Portfolio

FX round-up: Sterling slips as traders consider US rate hike in June

By Digital Look

Date: Friday 12 May 2017

FX round-up: Sterling slips as traders consider US rate hike in June

(ShareCast News) - Sterling had its back to the wall on most key crosses Friday with traders considering the likelihood of a US rate hike in June after this afternoon's bundle of inflation and retail data in that country.
At 17:05 BST, sterling was down 0.08% to $1.2876. It was down 0.67% to €1.1786. Meanwhile, the dollar-spot index was down 0.41% to $99.216.

"The Bank of England disappointed sterling bulls yesterday," said Chris Saint, senior analyst at HL Currency Service.

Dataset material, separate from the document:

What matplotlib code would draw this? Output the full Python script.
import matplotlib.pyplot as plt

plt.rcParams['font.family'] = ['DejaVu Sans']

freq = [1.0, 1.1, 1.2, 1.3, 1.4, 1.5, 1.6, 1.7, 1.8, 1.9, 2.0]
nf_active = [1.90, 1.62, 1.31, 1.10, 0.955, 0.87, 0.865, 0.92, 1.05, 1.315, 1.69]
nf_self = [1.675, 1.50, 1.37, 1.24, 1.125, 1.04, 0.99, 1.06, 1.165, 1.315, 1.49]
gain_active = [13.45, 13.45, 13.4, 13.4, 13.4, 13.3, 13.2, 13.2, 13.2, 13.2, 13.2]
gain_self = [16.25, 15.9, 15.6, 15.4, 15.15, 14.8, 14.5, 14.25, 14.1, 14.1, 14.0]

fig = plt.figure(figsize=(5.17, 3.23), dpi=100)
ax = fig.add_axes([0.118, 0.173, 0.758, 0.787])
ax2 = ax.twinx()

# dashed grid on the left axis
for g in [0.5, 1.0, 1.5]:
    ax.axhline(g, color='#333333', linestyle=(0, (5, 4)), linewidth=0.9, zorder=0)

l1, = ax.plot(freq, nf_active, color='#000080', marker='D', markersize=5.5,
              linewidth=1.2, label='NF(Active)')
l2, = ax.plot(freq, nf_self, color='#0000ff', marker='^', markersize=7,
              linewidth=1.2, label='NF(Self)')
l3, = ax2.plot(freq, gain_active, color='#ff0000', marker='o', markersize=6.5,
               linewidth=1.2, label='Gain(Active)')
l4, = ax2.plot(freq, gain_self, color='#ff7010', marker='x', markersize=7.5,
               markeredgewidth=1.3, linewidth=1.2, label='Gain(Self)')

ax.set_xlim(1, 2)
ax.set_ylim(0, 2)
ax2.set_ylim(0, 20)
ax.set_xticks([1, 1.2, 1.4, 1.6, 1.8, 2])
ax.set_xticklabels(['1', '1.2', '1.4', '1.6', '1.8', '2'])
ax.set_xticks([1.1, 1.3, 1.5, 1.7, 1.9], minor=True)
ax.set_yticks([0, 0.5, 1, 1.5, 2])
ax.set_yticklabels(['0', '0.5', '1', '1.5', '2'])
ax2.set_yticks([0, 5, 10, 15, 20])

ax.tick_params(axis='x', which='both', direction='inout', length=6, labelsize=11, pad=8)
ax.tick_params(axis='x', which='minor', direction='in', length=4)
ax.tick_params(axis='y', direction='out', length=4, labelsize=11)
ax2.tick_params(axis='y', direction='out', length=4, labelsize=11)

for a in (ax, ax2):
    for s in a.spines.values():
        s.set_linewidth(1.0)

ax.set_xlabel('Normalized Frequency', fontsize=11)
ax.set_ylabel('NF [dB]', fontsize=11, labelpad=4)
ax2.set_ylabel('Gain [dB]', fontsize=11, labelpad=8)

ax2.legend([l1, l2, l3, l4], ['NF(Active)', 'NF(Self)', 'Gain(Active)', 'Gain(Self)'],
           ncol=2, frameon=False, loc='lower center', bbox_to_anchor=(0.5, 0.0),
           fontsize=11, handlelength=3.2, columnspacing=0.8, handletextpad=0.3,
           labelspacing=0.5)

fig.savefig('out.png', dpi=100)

"The pound is on the back foot again today, slipping to intra-week lows of $1.2845 against the dollar this morning," he added.

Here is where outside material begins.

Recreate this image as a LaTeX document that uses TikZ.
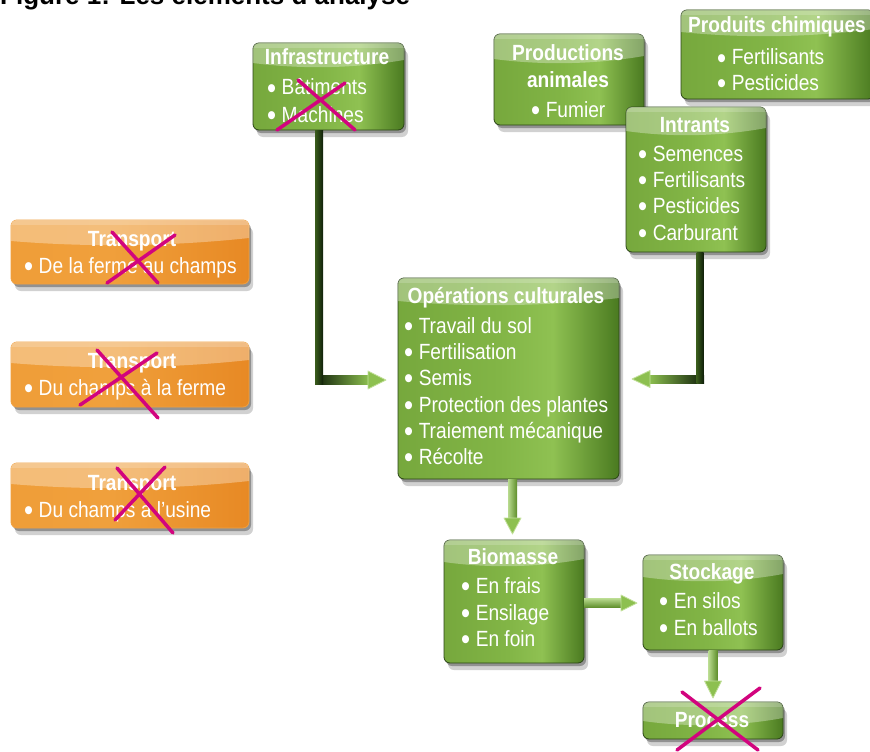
\documentclass[tikz,border=0pt]{standalone}
\usepackage{fontspec}
\newfontfamily\lab[FakeStretch=0.87]{Liberation Sans}
\newfontfamily\headfont{Liberation Sans}
\usetikzlibrary{calc,shadows}
\definecolor{g0}{HTML}{6A9A33}
\definecolor{g1}{HTML}{82B546}
\definecolor{g2}{HTML}{8FC152}
\definecolor{g3}{HTML}{4A7A20}
\definecolor{g4}{HTML}{223E0E}
\definecolor{g5}{HTML}{0F1E07}
\definecolor{gborder}{HTML}{2A4416}
\definecolor{o0}{HTML}{EE9A34}
\definecolor{o1}{HTML}{F0A03C}
\definecolor{o2}{HTML}{E07610}
\definecolor{oborder}{HTML}{F0A040}
\definecolor{xred}{HTML}{D2047E}
\definecolor{dk1}{HTML}{3A5C1C}
\definecolor{dk2}{HTML}{10200A}
\definecolor{lg}{HTML}{8DC050}
\definecolor{lgl}{HTML}{C2E09A}
\definecolor{al1}{HTML}{B8DA8E}
\definecolor{al2}{HTML}{85B548}
\definecolor{al3}{HTML}{5E8E2A}
\pgfdeclarehorizontalshading{gshade}{100bp}{color(0bp)=(g0); color(48bp)=(g1); color(60bp)=(g2); color(75bp)=(g3); color(89bp)=(g4); color(100bp)=(g5)}
\pgfdeclarehorizontalshading{oshade}{100bp}{color(0bp)=(o0); color(45bp)=(o1); color(100bp)=(o2)}
\newcommand\bul{\smash{\raisebox{-0.16em}{\scalebox{1.35}{•}}}\hspace{0.25em}}
\tikzset{
  basebox/.style={line width=0.8pt, rounded corners=6pt, inner sep=0pt, outer sep=0pt,
    drop shadow={shadow xshift=2pt, shadow yshift=-3pt, opacity=.3, fill=black},
    drop shadow={shadow xshift=4pt, shadow yshift=-7pt, opacity=.18, fill=black}},
  gbox/.style={basebox, draw=gborder, shade, shading=gshade},
  obox/.style={basebox, draw=oborder, shade, shading=oshade},
  ttl/.style={font=\lab\bfseries\fontsize{22}{26}\selectfont, text=white, anchor=base, inner sep=0pt},
  itm/.style={font=\lab\fontsize{22}{26}\selectfont, text=white, anchor=base west, inner sep=0pt},
  xmark/.style={draw=xred, line width=3.5pt, line cap=round},
  gloss/.style={fill=white, fill opacity=.32},
  headg/.style={fill=lg, draw=lgl, line width=0.8pt, line join=round},
}
% #1 name, #2 style, #3 x1, #4 y1, #5 x2, #6 y2, #7 gloss height
\newcommand\mybox[7]{%
  \node[#2, minimum width={#5-#3}, minimum height={#6-#4}] (#1) at ({(#3+#5)/2},{(#4+#6)/2}) {};
  \begin{scope}
    \clip[rounded corners=6pt] (#3,#4) rectangle (#5,#6);
    \fill[gloss] (#3,#4) -- (#5,#4) -- (#5,{#4+#7-6}) .. controls ({#5-(#5-#3)*0.35},{#4+#7+3}) and ({#3+(#5-#3)*0.3},{#4+#7+3}) .. (#3,{#4+#7-3}) -- cycle;
    \fill[white, fill opacity=.18] (#3,#4) rectangle (#5,{#4+5});
  \end{scope}
}
\begin{document}
\begin{tikzpicture}[x=1pt,y=-1pt]
\useasboundingbox (0,0) rectangle (870,752);
\clip (0,0) rectangle (870,752);
\fill[white] (0,0) rectangle (870,752);

% title
\node[anchor=base west, inner sep=0pt, font=\headfont\bfseries\fontsize{26}{30}\selectfont] (fig) at (0,4.5) {Figure 1: Les éléments d’analyse};

% boxes
\mybox{infra}{gbox}{253}{43}{404}{130}{23}
\mybox{chim}{gbox}{681}{10}{874}{99}{25}
\mybox{prod}{gbox}{494}{34}{644}{125}{28}
\mybox{intr}{gbox}{626}{107}{766}{252}{27}
\mybox{tr1}{obox}{11}{220}{249}{284}{24}
\mybox{tr2}{obox}{11}{342}{249}{407}{24}
\mybox{tr3}{obox}{11}{463}{249}{528}{24}
\mybox{ops}{gbox}{398}{278}{619}{479}{26}
\mybox{bio}{gbox}{444}{540}{584}{663}{25}
\mybox{stock}{gbox}{643}{555}{783}{650}{25}
\mybox{proc}{gbox}{643}{702}{783}{739}{22}

% texts
\node[ttl] (infrat) at (327,65) {Infrastructure};
\node[itm] (infra1) at (267,95) {\bul Bâtiments};
\node[itm] (infra2) at (267,122) {\bul Machines};

\node[ttl] (chimt) at (777,33) {Produits chimiques};
\node[itm] (chim1) at (717,65) {\bul Fertilisants};
\node[itm] (chim2) at (717,90) {\bul Pesticides};

\node[ttl] (prodt1) at (568,60) {Productions};
\node[ttl] (prodt2) at (568,87) {animales};
\node[itm] (prod1) at (531,117) {\bul Fumier};

\node[ttl] (intrt) at (695,132) {Intrants};
\node[itm] (intr1) at (638,161) {\bul Semences};
\node[itm] (intr2) at (638,187) {\bul Fertilisants};
\node[itm] (intr3) at (638,213) {\bul Pesticides};
\node[itm] (intr4) at (638,240) {\bul Carburant};

\node[ttl] (tr1t) at (132,246) {Transport};
\node[itm] (tr1a) at (24,273) {\bul De la ferme au champs};
\node[ttl] (tr2t) at (132,368) {Transport};
\node[itm] (tr2a) at (24,395) {\bul Du champs à la ferme};
\node[ttl] (tr3t) at (132,490) {Transport};
\node[itm] (tr3a) at (24,517) {\bul Du champs à l’usine};

\node[ttl] (opst) at (506,303) {Opérations culturales};
\node[itm] (ops1) at (404,333) {\bul Travail du sol};
\node[itm] (ops2) at (404,359) {\bul Fertilisation};
\node[itm] (ops3) at (404,385) {\bul Semis};
\node[itm] (ops4) at (404,412) {\bul Protection des plantes};
\node[itm] (ops5) at (404,438) {\bul Traiement mécanique};
\node[itm] (ops6) at (404,464) {\bul Récolte};

\node[ttl] (biot) at (513,564) {Biomasse};
\node[itm] (bio1) at (461,593) {\bul En frais};
\node[itm] (bio2) at (461,620) {\bul Ensilage};
\node[itm] (bio3) at (461,646) {\bul En foin};

\node[ttl] (stockt) at (712,579) {Stockage};
\node[itm] (stock1) at (659,608) {\bul En silos};
\node[itm] (stock2) at (659,635) {\bul En ballots};

\node[ttl] (proct) at (712,727) {Process};

% connector infrastructure -> operations
\coordinate (a1) at ($(infra.south)+(-9.5,0)$);
\coordinate (a2) at ($(ops.west)+(-12,1.5)$);
\shade[left color=dk2, right color=lg] ($(a1|-a2)+(-4,-4.5)$) rectangle ($(a2)+(-17,4.5)$);
\shade[left color=dk1, right color=dk2] ($(a1)+(-4,0)$) rectangle ($(a1|-a2)+(4,4.5)$);
\filldraw[headg] ($(a2)+(-18,-9)$) -- (a2) -- ($(a2)+(-18,9)$) -- cycle;

% connector intrants -> operations
\coordinate (b1) at ($(intr.south)+(4,0)$);
\coordinate (b2) at ($(ops.east)+(13,0.5)$);
\shade[left color=lg, right color=dk2] ($(b2)+(17,-4)$) rectangle ($(b1|-b2)+(4,4)$);
\shade[left color=dk1, right color=dk2] ($(b1)+(-3.5,0)$) rectangle ($(b1|-b2)+(3.5,4)$);
\filldraw[headg] ($(b2)+(18,-8.5)$) -- (b2) -- ($(b2)+(18,8.5)$) -- cycle;

% operations -> biomasse
\coordinate (c1) at ($(ops.south)+(4,0)$);
\coordinate (c2) at ($(c1|-bio.north)+(0,-6)$);
\shade[left color=al1, middle color=al2, right color=al3] ($(c1)+(-4.5,0)$) rectangle ($(c2)+(4.5,-16)$);
\filldraw[headg] ($(c2)+(-8.5,-16)$) -- (c2) -- ($(c2)+(8.5,-16)$) -- cycle;

% biomasse -> stockage
\coordinate (d1) at ($(bio.east)+(0,1.5)$);
\coordinate (d2) at ($(d1-|stock.west)+(-6,0)$);
\shade[top color=al1, middle color=al2, bottom color=al3] ($(d1)+(0,-4.5)$) rectangle ($(d2)+(-16,4.5)$);
\filldraw[headg] ($(d2)+(-16,-8)$) -- (d2) -- ($(d2)+(-16,8)$) -- cycle;

% stockage -> process
\coordinate (e1) at ($(stock.south)+(0,0)$);
\coordinate (e2) at ($(proc.north)+(0,-4)$);
\shade[left color=al1, middle color=al2, right color=al3] ($(e1)+(-4.5,0)$) rectangle ($(e2)+(4.5,-17)$);
\filldraw[headg] ($(e2)+(-8.5,-17)$) -- (e2) -- ($(e2)+(8.5,-17)$) -- cycle;

% crosses
\draw[xmark] (298,80) -- (355,130);
\draw[xmark] (277,130) -- (345,83);
\draw[xmark] (112,232) -- (158,283);
\draw[xmark] (107,283) -- (175,235);
\draw[xmark] (97,350) -- (158,418);
\draw[xmark] (80,405) -- (157,353);
\draw[xmark] (117,468) -- (173,533);
\draw[xmark] (115,520) -- (165,467);
\draw[xmark] (682,692) -- (758,750);
\draw[xmark] (760,688) -- (677,750);
\end{tikzpicture}
\end{document}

Michael Hewson, chief market analyst at CMC Markets UK, contended that sterling had not had a great week.

"However, this would be the first negative week since early April, and only the second one since mid-March," he said.

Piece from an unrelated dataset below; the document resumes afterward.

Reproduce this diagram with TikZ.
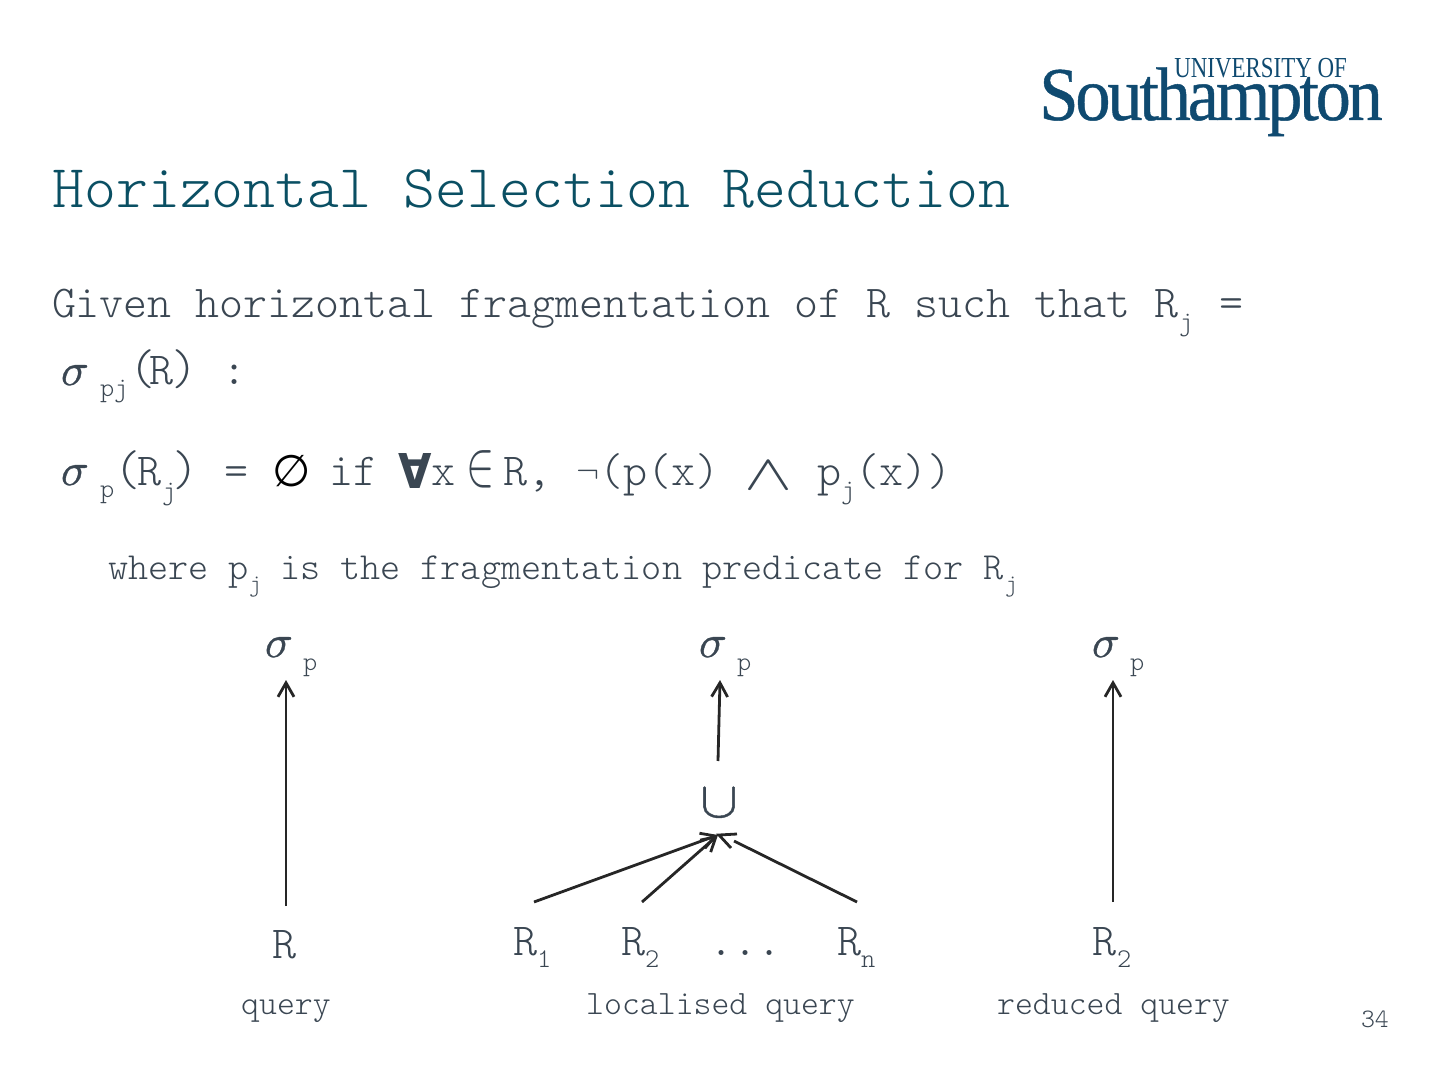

"This week's data hasn't done the bullish case that much good, while the Bank of England's cautious outlook yesterday hasn't helped."

Sterling was also lower on the aussie, kiwi, rand and yen, but added a little on the loonie.

Meanwhile, the dollar was having a mixed session so far, being down on the euro, aussie, kiwi and yen, but gaining on the loonie and rand.

The US consumer-price index (CPI) rose 0.2% on the month in April. Core CPI rose 0.1%. On an annual basis, US CPI slipped to 2.2% in April, and core CPI was at 1.9%.

Separate data showed US retail and food services sales for April 2017 were up 0.4% from March and up 4.5% on April 2016. Core retail sales gained 0.2% in April.

"The dollar capped one of its best weeks of the year with losses on Friday after data showed the softest retail sales growth of 2017," said Lawler.

"A June US rate hike still looks odds on but the Fed's belief that the economic growth slowdown in the first quarter was 'transitory' is going to hold a lot less water if Q2 goes the same way," he added.

Barclays reaffirmed its prediction the Fed would go ahead with a 25 bp rate hike in June.

"Today's data do not alter our view that the Federal reserve will tighten policy in June," said Barclays' Blerina Uruci.

"Labor markets remain strong, and communications from FOMC members have been clear that they remain focused on a tightening policy path."